So, how was your festive season?
Chestnuts roasting on an open fire?
Jack Frost nipping on your nose?
Roast Turkey with all the trimmings?
And the whole thing set off with a sprig of holly?
Or what about bright blue skies over the Eternal City? A plate of pasta piled high with lashings of fresh tomato and garlic, followed by slow roasted lamb, sweet inside, crisp outside and the whole thing set off with a sprig of basil?
Yes, yes, I know. Christmas (or Hanukah or Eid or any one of the great festivals of the year) is for families and tradition runs deep. But when grandchildren have to be shared and it’s the other ones’ turn, what then? Faced with the dismal prospect of a childless Christmas Jafar and I opted for the grown-up version and skipped off to Rome. Finding an exchange wasn’t a problem. Christmas in London, even when the weather is freezing – in fact especially when the weather is freezing – is a big attraction apparently and we were spoiled for choice. Angela and Gianluigi won with a comfy, old-fashioned apartment in the San Giovanni area of Rome, just twenty minutes walk from the Coliseum. They, and their family, loved the idea of tramping around London, preferably in the snow and spending a typically British Christmas. We loved the prospect of blue skies, of Italian restaurants, of piles of pasta and scrummy Italian wine. We wanted to wander around fabulous sights, experience a culture that vibrates with history and colour. We just wanted it all. The beauty, the excitement, the sheer exhilaration that is Rome.
Angela and Gianluigi left us a cheeky little Fiat Punto that we could drive around in. I was tempted, having driven all around Italy about 40 years ago in a navy blue Fiat 500, which looked like a cake-tin and behaved like a Lamborghini. But that was then and this was now and somehow driving around Rome with one hand permanently on the horn and the other manipulating the steering wheel had lost its appeal. Besides, if we could walk to the Coliseum, we could walk to the Piazza Venezia and from there to the Spanish Steps and the Trevi Fountain and..and..and just about anywhere we wanted to go.
Of course there were decisions that had to be made. The most pressing being, “where were we going to spend the big day?” It turned out it’s not a big day; it’s a big night. Christmas Eve, and it was already happening as we arrived in Rome. I despaired over the prospect of a dreary Christmas Day in a city bereft of people. Luckily, Angela and Gianluigi did our booking for us, choosing a traditional restaurant, ‘Il Drappo’, so popular with the locals that it was filled to the rafters with families, from granny at one end of the table, venerable in black, to great-grandchild at the other, delicately picking her way through a plate of lentils and lamb in a herby sauce. There was not so much as a hint of turkey or brussel sprouts or mince pies in sight. Phew!
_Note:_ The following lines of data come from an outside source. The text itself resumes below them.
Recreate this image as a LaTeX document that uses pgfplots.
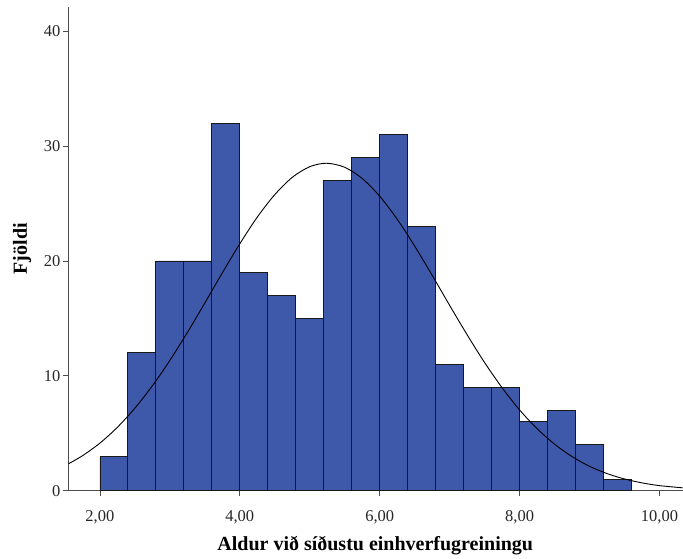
\documentclass[border=0pt]{standalone}
\usepackage{pgfplots}
\pgfplotsset{compat=1.18}
\usepackage{fontspec}
\setmainfont{Liberation Serif}
\definecolor{barblue}{RGB}{62,88,170}
\begin{document}
\begin{tikzpicture}
\begin{axis}[
  scale only axis,
  width=615pt, height=484pt,
  xmin=1.543, xmax=10.33,
  ymin=0, ymax=42.1,
  axis x line*=bottom, axis y line*=left,
  axis line style={black!70, line width=0.8pt},
  xtick={2,4,6,8,10},
  xticklabels={{2,00},{4,00},{6,00},{8,00},{10,00}},
  ytick={0,10,20,30,40},
  tick style={black!70, line width=0.8pt},
  tick align=outside,
  major tick length=5pt,
  /pgf/number format/assume math mode=true,
  ticklabel style={font=\fontsize{16.5}{19}\selectfont, text=black!85},
  xticklabel style={yshift=-11pt},
  yticklabel style={xshift=1pt},
  xlabel={\textbf{Aldur við síðustu einhverfugreiningu}},
  ylabel={\textbf{Fjöldi}},
  label style={font=\fontsize{20}{24}\selectfont},
  xlabel style={yshift=-6pt},
  ylabel style={yshift=6pt},
  clip=false,
]
\addplot[ybar interval, fill=barblue, draw=black!90, line width=0.8pt] coordinates {
(2.0,3) (2.4,12) (2.8,20) (3.2,20) (3.6,32) (4.0,19) (4.4,17) (4.8,15)
(5.2,27) (5.6,29) (6.0,31) (6.4,23) (6.8,11) (7.2,9) (7.6,9) (8.0,6)
(8.4,7) (8.8,4) (9.2,1) (9.6,1)
};
\addplot[black, line width=0.9pt, smooth] coordinates {
(1.55,2.34) (1.75,3.04) (2.0,4.14) (2.25,5.52) (2.5,7.18) (2.75,9.13)
(3.0,11.34) (3.25,13.77) (3.5,16.34) (3.75,18.96) (4.0,21.49) (4.25,23.81)
(4.5,25.77) (4.75,27.27) (5.0,28.20) (5.24,28.5) (5.5,28.15) (5.75,27.17)
(6.0,25.63) (6.25,23.63) (6.5,21.29) (6.75,18.75) (7.0,16.13) (7.25,13.57)
(7.5,11.15) (7.75,8.96) (8.0,7.03) (8.25,5.40) (8.5,4.05) (8.75,2.97)
(9.0,2.12) (9.25,1.49) (9.5,1.02) (9.75,0.68) (10.0,0.44) (10.33,0.25)
};
\end{axis}
\path (current axis.south west) ++(-68pt,-64pt) rectangle ++(683pt,555pt);
\end{tikzpicture}
\end{document}
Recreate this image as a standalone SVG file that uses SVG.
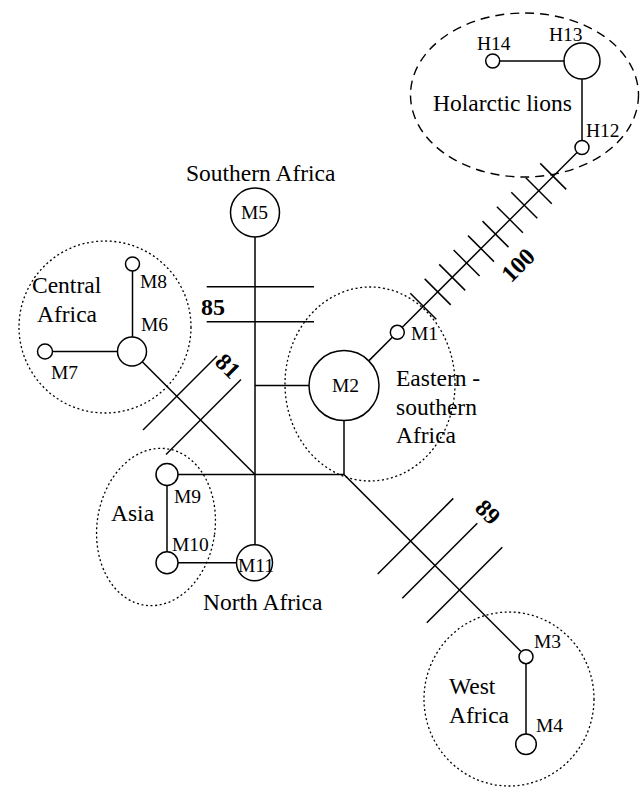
<svg xmlns="http://www.w3.org/2000/svg" width="641" height="789" viewBox="0 0 641 789">
<style>
.n{fill:#fff;stroke:#000;stroke-width:1.5}
.e{fill:none;stroke:#000;stroke-width:1.3;stroke-dasharray:2 2.6}
.d{fill:none;stroke:#000;stroke-width:1.4;stroke-dasharray:9 6}
.c line{stroke:#000;stroke-width:1.5}
text{font-family:"Liberation Serif","Times New Roman",serif;fill:#000}
.r{font-size:23.5px}
.m{font-size:19.5px}
.b{font-size:24px;font-weight:bold}
</style>
<g id="regions">
<ellipse class="d" cx="524.5" cy="95" rx="114" ry="82"/>
<circle class="e" cx="105" cy="327" r="86"/>
<ellipse class="e" cx="370" cy="384" rx="85" ry="97"/>
<ellipse class="e" cx="156" cy="527" rx="59" ry="79" transform="rotate(8 156 527)"/>
<ellipse class="e" cx="509" cy="699" rx="85" ry="87"/>
</g>
<g id="connectors" class="c">
<line x1="499.7" y1="61" x2="564" y2="61"/>
<line x1="582" y1="79" x2="582" y2="140.5"/>
<line x1="577" y1="152.5" x2="402.3" y2="327.3"/>
<line x1="392.3" y1="337.3" x2="369" y2="360.6"/>
<line x1="255" y1="237" x2="255" y2="544.7"/>
<line x1="206.7" y1="286.7" x2="314" y2="286.7"/>
<line x1="206.7" y1="321.7" x2="314" y2="321.7"/>
<line x1="255" y1="385.6" x2="309.5" y2="385.6"/>
<line x1="344" y1="420.6" x2="344" y2="474.5"/>
<line x1="178" y1="474.5" x2="344" y2="474.5"/>
<line x1="344" y1="474.5" x2="520.7" y2="651.2"/>
<line x1="526" y1="663.7" x2="526" y2="734"/>
<line x1="142.3" y1="361.8" x2="255" y2="474.5"/>
<line x1="132.5" y1="271" x2="132.5" y2="337"/>
<line x1="52.5" y1="351.5" x2="117.5" y2="351.5"/>
<line x1="167" y1="485.5" x2="167" y2="551.7"/>
<line x1="178" y1="562.7" x2="236.5" y2="562.7"/>
<line x1="143" y1="430" x2="217" y2="356"/>
<line x1="166" y1="454.5" x2="241" y2="379.5"/>
<line x1="377.7" y1="574" x2="453.3" y2="498.4"/>
<line x1="402.3" y1="598.3" x2="477.3" y2="523.3"/>
<line x1="426.8" y1="622.8" x2="502.3" y2="547.3"/>
<line x1="410.3" y1="293.3" x2="436.3" y2="319.3"/>
<line x1="424.7" y1="278.9" x2="450.7" y2="304.9"/>
<line x1="439.2" y1="264.4" x2="465.2" y2="290.4"/>
<line x1="453.6" y1="250" x2="479.6" y2="276"/>
<line x1="468" y1="235.6" x2="494" y2="261.6"/>
<line x1="482.5" y1="221.1" x2="508.5" y2="247.1"/>
<line x1="496.9" y1="206.7" x2="522.9" y2="232.7"/>
<line x1="511.3" y1="192.3" x2="537.3" y2="218.3"/>
<line x1="525.8" y1="177.8" x2="551.8" y2="203.8"/>
<line x1="540.2" y1="163.4" x2="566.2" y2="189.4"/>
</g>
<g id="H14"><circle class="n" cx="492.7" cy="61" r="7"/><text class="m" x="477" y="50">H14</text></g>
<g id="H13"><circle class="n" cx="582" cy="61" r="18"/><text class="m" x="549" y="41">H13</text></g>
<g id="H12"><circle class="n" cx="582" cy="147.5" r="7"/><text class="m" x="586" y="137">H12</text></g>
<g id="M1"><circle class="n" cx="397.3" cy="332.3" r="7"/><text class="m" x="411" y="340">M1</text></g>
<g id="M2"><circle class="n" cx="344" cy="385.6" r="35"/><text class="m" x="345.5" y="392" text-anchor="middle">M2</text></g>
<g id="M3"><circle class="n" cx="526" cy="656.7" r="7"/><text class="m" x="534" y="648">M3</text></g>
<g id="M4"><circle class="n" cx="526" cy="744.3" r="10.3"/><text class="m" x="536" y="732">M4</text></g>
<g id="M5"><circle class="n" cx="255" cy="212.5" r="24.5"/><text class="m" x="254.5" y="219" text-anchor="middle">M5</text></g>
<g id="M6"><circle class="n" cx="132" cy="351.5" r="14.5"/><text class="m" x="141" y="331">M6</text></g>
<g id="M7"><circle class="n" cx="45" cy="351.5" r="7.5"/><text class="m" x="51" y="379">M7</text></g>
<g id="M8"><circle class="n" cx="132.5" cy="264" r="7"/><text class="m" x="140" y="288">M8</text></g>
<g id="M9"><circle class="n" cx="167" cy="474.5" r="11"/><text class="m" x="174" y="503">M9</text></g>
<g id="M10"><circle class="n" cx="167" cy="562.7" r="11"/><text class="m" x="172" y="551">M10</text></g>
<g id="M11"><circle class="n" cx="254.5" cy="562.7" r="18"/><text class="m" x="238" y="572">M11</text></g>
<g id="labels">
<text class="r" x="433" y="111">Holarctic lions</text>
<text class="r" x="186" y="181">Southern Africa</text>
<text class="r" x="32" y="293">Central</text>
<text class="r" x="37" y="322">Africa</text>
<text class="r" x="396" y="386">Eastern -</text>
<text class="r" x="396" y="415">southern</text>
<text class="r" x="396" y="443">Africa</text>
<text class="r" x="111" y="521">Asia</text>
<text class="r" x="203" y="610">North Africa</text>
<text class="r" x="449" y="694">West</text>
<text class="r" x="449" y="723">Africa</text>
<text class="b" x="201" y="315">85</text>
<text class="b" text-anchor="middle" transform="translate(228 366) rotate(45)" y="8">81</text>
<text class="b" text-anchor="middle" transform="translate(518 265) rotate(-45)" y="8">100</text>
<text class="b" text-anchor="middle" transform="translate(488 512) rotate(45)" y="8">89</text>
</g>
</svg>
New Years Eve was another grand success. Thankfully, no confusion about days or nights here. Capodanno, as it’s known, the end of the year, is the same the world over and as the fireworks burst across the Roman skies we watched it all, from the terrace of ‘Il Winebar’ atop La Cittá del Gusto. We’d enjoyed some of the best food we’ve ever tasted in our lives, accompanied by the kind of music we love, and that was followed by dancing and disco for as long as our feet could handle it.
No grannies here (except me), no grandchildren, (at least not under the age of 18) just happy, excited, enthusiastic Italians doing what Italians do best. Enjoying themselves. As we walked off into the early morning of 2013, filled already with memories of an evening both familiar, in its countdown to ‘mezzanotte’, and delightfully different in its menu (which started with a tartare of tuna and balsamica and ended with the lightest, crispest, tastiest millefeuille I have ever eaten) we contemplated what Rome had yet in store for us.
Days of both exploring the unfamiliar and rediscovering old treasures, of wandering through a city so redolent of its history that the ghosts seem to be walking the streets alongside you. Rome at its height was a brutal city. Just listen to a good guide when you visit the Coliseum and it’s there for you in all its blood soaked reality. But this is a city that is also heart-breakingly beautiful, decorated with some of the greatest art it’s possible to find in this world. As for culture and invention, Rome reeks of it. We dropped into an exhibition of made-up models, realized by students, of some of Leonardo da Vinci’s extraordinary inventions, including the first tank and helicopter. Both amazing and humbling.
But it’s not just the buildings, not just the lasagna of civilizations that layer, one upon the other, that makes Rome such an extraordinary location. It’s nature. It’s the Tiber River. It’s the trees, so graceful reflecting the colours of the landscape. And the skies, all looking as if they were painted by Canaletto.
Would we have made our Roman exchange without the prospect of a dismal childless Christmas in London? I can’t answer that. I can only say, I am so glad we did.